Their small numbers and brain drain in the sector make them a special breed of workers. But that’s also their weakness. Now it’s clear they are not indispensable, but replaceable after all. Just like all other workers. I take this lesson very seriously.
3) Our government is ‘a bully’; you need better strategies than ‘pound-for-pound” to floor it
If you are a government official, (and you are given a 10 month ultimatum, by no mean a group of workers like doctors, to provide them with their deserved, documented conditions of service, and you watch on, unable to sort them out until the deadline expires, and they begin the processes leading to resignation), then I don’t think you are worth the monthly salary you draw from our taxes. This is an exhibition of gross incompetence and virtually amounts to dereliction of duty. The plenty talk could not have continued forever, and someone had to draw a redline somewhere at one point in time or the other. So to a certain extent, the doctors were right in drawing a redline, and baring their teeth at government when it crossed it.
But unfortunately for us, our government is “a bully.” Government officials had messed up. And they knew they had pushed the doctors beyond tolerable limits. But when things got murky; they turned around and painted the doctors as “devils” in white coats. And refused to accept responsibility. But unfortunately for the doctors, the strategy to go toe-to-toe with government has rather ended up denting their integrity. The lesson is that the balance of power between us and our government favours the regime. We need better strategies than “street fights” with them to stay in control.
Let’s all pray for wisdom from above every day, that will help us tactically wrestle with those who wield more might and authority than us.
4) Majority doesn’t always win – sometimes leaders must lead.
I was at the GMA’s General Assembly meeting at Korle Bu the other day. And I saw at first hand the high level of energy in most of the doctors who gathered to want to stay off duty until their demands were met.

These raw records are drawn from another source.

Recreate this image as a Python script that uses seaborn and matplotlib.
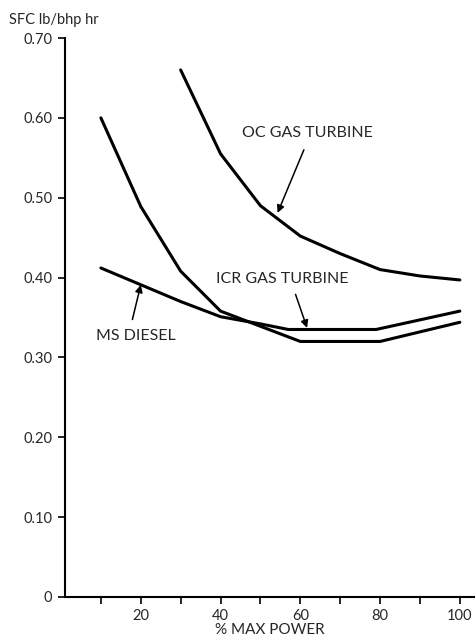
import matplotlib
matplotlib.use("Agg")
import matplotlib.pyplot as plt
import seaborn as sns
import pandas as pd

# Data
oc_power = [30, 40, 50, 60, 70, 80, 90, 100]
oc_sfc = [0.66, 0.555, 0.49, 0.452, 0.43, 0.41, 0.402, 0.397]

icr_power = [10, 20, 30, 40, 50, 60, 80, 100]
icr_sfc = [0.60, 0.489, 0.408, 0.358, 0.339, 0.320, 0.320, 0.344]

diesel_power = [10, 20, 30, 40, 50, 57, 79, 100]
diesel_sfc = [0.412, 0.391, 0.370, 0.351, 0.342, 0.335, 0.335, 0.358]

series_names = ["OC GAS TURBINE", "ICR GAS TURBINE", "MS DIESEL"]

y_ticks = [0, 0.10, 0.20, 0.30, 0.40, 0.50, 0.60, 0.70]
y_ticklabels = ["0", "0.10", "0.20", "0.30", "0.40", "0.50", "0.60", "0.70"]
x_ticks = [10, 20, 30, 40, 50, 60, 70, 80, 90, 100]
x_ticklabels = ["", "20", "", "40", "", "60", "", "80", "", "100"]

frames = []
for name, xs, ys in zip(series_names,
                        [oc_power, icr_power, diesel_power],
                        [oc_sfc, icr_sfc, diesel_sfc]):
    frames.append(pd.DataFrame({"power": xs, "sfc": ys, "engine": name}))
df = pd.concat(frames, ignore_index=True)

sns.set_style("ticks")
plt.rcParams["font.family"] = ["Lato", "DejaVu Sans"]

fig = plt.figure(figsize=(4.75, 6.38), dpi=100)
ax = fig.add_axes([65 / 475, 1 - 597 / 638, 1 - 65 / 475, (597 - 38) / 638])

sns.lineplot(data=df, x="power", y="sfc", units="engine", estimator=None,
             color="black", linewidth=2.2, sort=False, ax=ax, legend=False)

ax.set_xlim(1, 103.8)
ax.set_ylim(0, 0.70)
ax.set_xticks(x_ticks)
ax.set_xticklabels(x_ticklabels, fontsize=10.5)
ax.set_yticks(y_ticks)
ax.set_yticklabels(y_ticklabels, fontsize=10.5)
ax.tick_params(axis="both", direction="out", length=5, width=1.2, color="black")
ax.tick_params(axis="x", pad=4)
ax.tick_params(axis="y", pad=4)

for side in ["top", "right"]:
    ax.spines[side].set_visible(False)
for side in ["left", "bottom"]:
    ax.spines[side].set_linewidth(1.5)
    ax.spines[side].set_color("black")

ax.set_xlabel("% MAX POWER", fontsize=11, labelpad=0)
ax.set_ylabel("")
fig.text(9 / 475, 1 - 20 / 638, "SFC lb/bhp hr", fontsize=10.5, ha="left", va="center")

arrow = dict(arrowstyle="-|>", color="black", lw=1.1, mutation_scale=11, shrinkA=0, shrinkB=0)
ax.text(61.7, 0.581, "OC GAS TURBINE", fontsize=11.5, ha="center", va="center")
ax.annotate("", xy=(54.3, 0.481), xytext=(60.9, 0.56), arrowprops=arrow)
ax.text(55.5, 0.398, "ICR GAS TURBINE", fontsize=11.5, ha="center", va="center")
ax.annotate("", xy=(61.7, 0.337), xytext=(58.8, 0.379), arrowprops=arrow)
ax.text(18.7, 0.327, "MS DIESEL", fontsize=11.5, ha="center", va="center")
ax.annotate("", xy=(20.0, 0.391), xytext=(17.9, 0.3475), arrowprops=arrow)

fig.savefig("out.png", dpi=100)
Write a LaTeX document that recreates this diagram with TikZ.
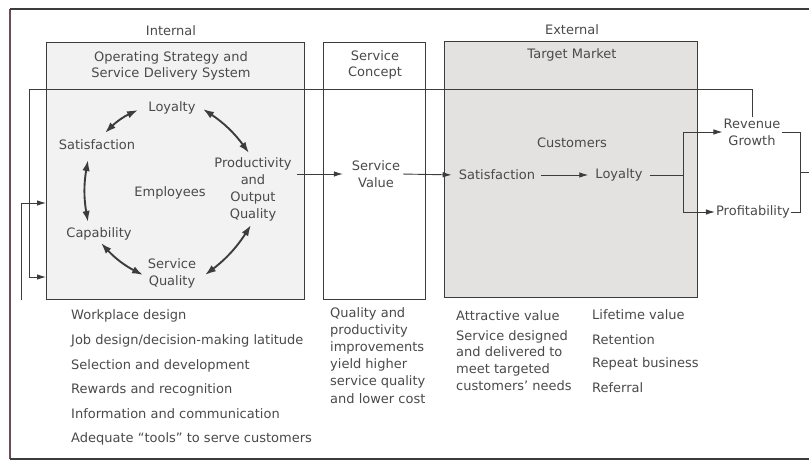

I have questioned the legal basis for which the executive council of the GMA called off the strike, one week after the general assembly voted to extend it by two weeks. But its okay, laws are made for men, not vice versa. The lesson is this – majority must not always carry the vote. Sometimes, leaders must lead, and I doff my heart out to the leadership of the GMA for the display of bold leadership in calling off the strike.
We all pray that the thorny issues are resolved once and for all as quickly as possible, so we don’t return to where we were three weeks ago in future.